IBM on Monday unveiled details of the upcoming new IBM Telum Processor, designed to bring deep learning inference to enterprise workloads to help address fraud in real-time.
Telum is IBM's first processor that contains on-chip acceleration for AI inferencing while a transaction is taking place. Three years in development, the breakthrough of this new on-chip hardware acceleration is designed to help customers achieve business insights at scale across banking, finance, trading, insurance applications and customer interactions. A Telum-based system is planned for the first half of 2022.
The new chip features an innovative centralized design, which allows clients to leverage the full power of the AI processor for AI-specific workloads, making it ideal for financial services workloads like fraud detection, loan processing, clearing and settlement of trades, anti-money laundering and risk analysis. With these new innovations, clients will be positioned to enhance existing rules-based fraud detection or use machine learning, accelerate credit approval processes, improve customer service and profitability, identify which trades or transactions may fail, and propose solutions to create a more efficient settlement process.
Telum follows IBM's long heritage of innovative design and engineering that includes hardware and software co-creation and integration that spans silicon, system, firmware, operating systems and leading software frameworks.

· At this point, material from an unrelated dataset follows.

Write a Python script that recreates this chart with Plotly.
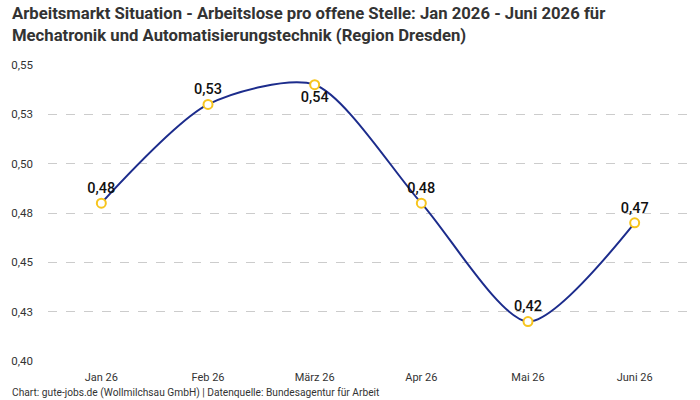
import plotly.graph_objects as go

months = ["Jan 26", "Feb 26", "März 26", "Apr 26", "Mai 26", "Juni 26"]
values = [0.48, 0.53, 0.54, 0.48, 0.42, 0.47]
labels = ["0,48", "0,53", "0,54", "0,48", "0,42", "0,47"]
label_pos = ["top center", "top center", "bottom center", "top center", "top center", "top center"]
tick_vals = [0.40, 0.425, 0.45, 0.475, 0.50, 0.525, 0.55]
tick_text = ["0,40", "0,43", "0,45", "0,48", "0,50", "0,53", "0,55"]

title = ("<b>Arbeitsmarkt Situation - Arbeitslose pro offene Stelle: Jan 2026 - Juni 2026 für<br>"
         "Mechatronik und Automatisierungstechnik (Region Dresden)</b>")
footer = "Chart: gute-jobs.de (Wollmilchsau GmbH) | Datenquelle: Bundesagentur für Arbeit"

PH = 296.0  # plot height in px, for paper-coordinate conversions

fig = go.Figure()
fig.add_trace(go.Scatter(
    x=months, y=values, mode="lines+markers+text",
    line=dict(color="#1c2c8c", width=2, shape="spline", smoothing=0.75),
    marker=dict(size=9, color="white", line=dict(color="#f7c51e", width=2)),
    text=labels, textposition=label_pos,
    textfont=dict(family="Roboto", size=14.5, color="#111111", weight=500),
    cliponaxis=False, hoverinfo="skip",
))

fig.update_layout(
    width=700, height=400,
    margin=dict(l=48, r=12, t=65, b=39),
    paper_bgcolor="white", plot_bgcolor="white",
    showlegend=False,
    xaxis=dict(range=[-0.5, 5.5], showgrid=False, showline=False, zeroline=False, ticks="",
               ticklabelstandoff=8,
               tickfont=dict(family="Roboto", size=11, color="#333333")),
    yaxis=dict(range=[0.40, 0.55], tickvals=tick_vals, ticktext=tick_text,
               showgrid=True, gridcolor="#cccccc", griddash="dash", gridwidth=1,
               zeroline=False, showline=False, ticks="", ticklabelstandoff=14,
               tickfont=dict(family="Roboto", size=11.5, color="#333333")),
    annotations=[
        dict(text=title, x=-38 / 640, xref="paper", xanchor="left",
             y=1 + (65 - 2) / PH, yref="paper", yanchor="top", align="left",
             showarrow=False,
             font=dict(family="Roboto", size=16.7, color="#333333")),
        dict(text=footer, x=-38 / 640, xref="paper", xanchor="left",
             y=-32 / PH, yref="paper", yanchor="middle",
             showarrow=False,
             font=dict(family="Roboto", size=10.2, color="#333333")),
    ],
)

fig.write_html("out.html")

The chip contains 8 processor cores with a deep super-scalar out-of-order instruction pipeline, running with more than 5GHz clock frequency, optimized for the demands of heterogenous enterprise class workloads. The completely redesigned cache and chip-interconnection infrastructure provides 32MB cache per core, and can scale to 32 Telum chips. The dual-chip module design contains 22 billion transistors and 19 miles of wire on 17 metal layers.